Les entreprises et les gouvernements ont-ils tiré trop fort sur la corde des salaires, en étant tellement préoccupés par la recherche des bénéfices et de la capacité d'investissement qu'ils n'ont pas vu qu'ils en asphyxiaient l'économie tout entière ? C'est l'hypothèse qu'aurait soutenue le président de Google Eric Schmidt lors d'une déclaration au forum économique de Davos, rapportée par Business Insider.
Reprenant au moins pour partie la logique keynésiasiste de l'économie, qui était passée de mode, Eric Schmidt aurait mis en garde les acteurs de l'économie libérale sur la stagnation voire la baisse des niveaux de rémunération de la classe moyenne, qui se révèle contre-productive pour l'ensemble de la chaîne économique, et pour Google. Pour lui, ce serait même l'une des principales causes du ralentissement global de la croissance, et de la durée particulièrement longue de la crise.
En effet, les salaires sont l'oxygène de l'économie. Ce sont eux qui permettent aux employés d'acheter les produits qui permettent aux entreprises d'en créer de nouveaux et donc de recruter les employés qui devront concevoir, fabriquer, transporter et vendre ces produits. Or si les salaires stagnent, il n'y a aucune raison que la croissance reparte.
Concrètement pour Google, ça ne sert à rien d'avoir un modèle économique basé sur la publicité, si les clients visés par les annonceurs n'ont pas les moyens de s'offrir les produits et services vantés par les publicités.
Dans son rapport mondial sur les salaires 2012/2013, l'Organisation Mondiale du Travail (OIT) pointait aussi du doigt le rétrécissement de "la part des salariés dans le revenu national", et l'impact sur l'économie.
"Dans 16 économies développées, la part moyenne du travail est tombée de 75% du revenu national au milieu des années 1970 à 65% dans les années qui ont précédé la crise. Elle a ensuite quelque peu rebondi pour décliner à nouveau après 2009", constatait l'OIT :
La relance de l'économie par la hausse des salaires semble ainsi d'une logique implacable, mais c'est admettre que les entreprises doivent au moins temporairement rogner sur leurs marges bénéficiaires pour moins rémunérer les actionnaires, et mieux rémunérer les salariés. Ou c'est au minimum augmenter les investissements, donc là aussi rogner sur les dividendes, pour injecter de nouveaux consommateurs sur le marché par l'embauche d'actuels chômeurs.

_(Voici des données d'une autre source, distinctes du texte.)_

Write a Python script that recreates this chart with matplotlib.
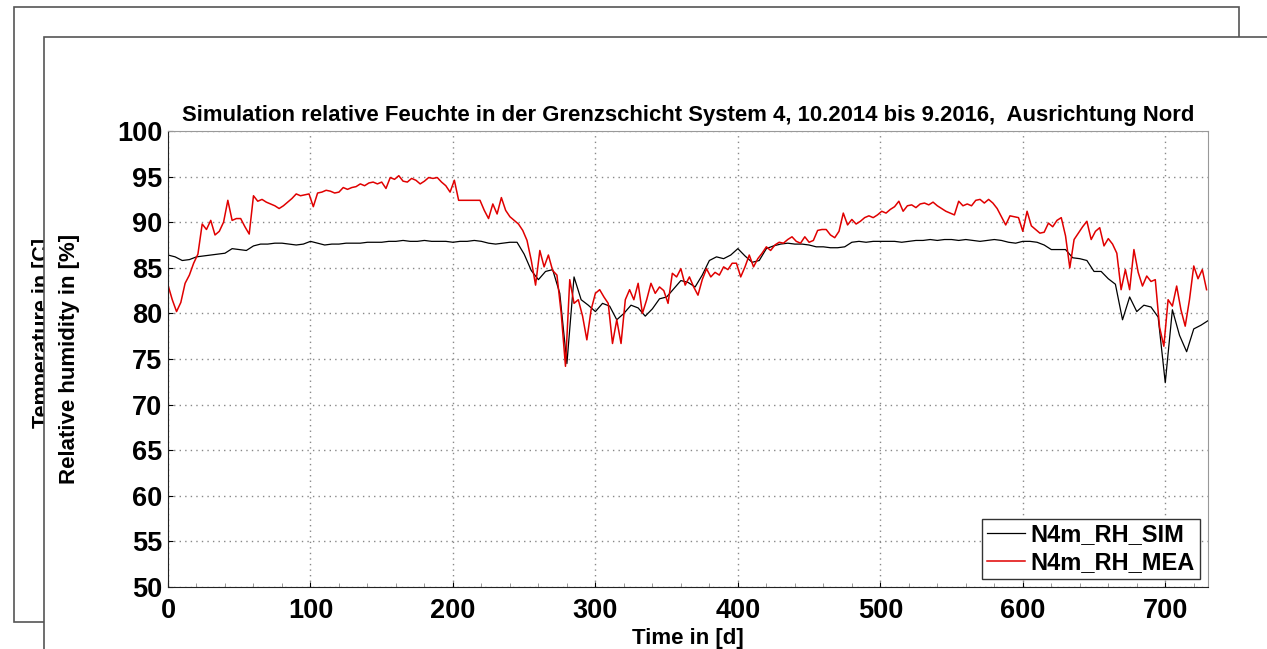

Malgré tout conscients du problème, les représentants des entreprises veulent surtout actuellement que les salaires puissent augmenter par la baisse du coût du travail, hors salaire net. C'est, au moins en France, tout l'objet du débat sur la baisse des charges salariales et patronales, qui doit permettre d'augmenter le pouvoir d'achat des employés ou la capacité d'investissement sans altérer la marge des entreprises. Mais c'est aussi alors, sauf à considérer qu'une optimisation des coûts soit possible, sacrifier une part des prestations sociales, et faire qu'une partie du pouvoir d'achat soit consacrée au rachat de ces prestations dans le secteur privé. Ce qui pose alors d'autres problèmes d'inégalité d'accès aux prestations.
"Réduire les coûts du travail pour stimuler la compétitivité sur le marché de l'export semble être une option de plus en plus séduisante pour les pays frappés par la crise, mais rien ne garantit que cela évite la stagnation économique ou le déficit actuel de la balance des transactions courantes", prévenait l'OIT dans son rapport.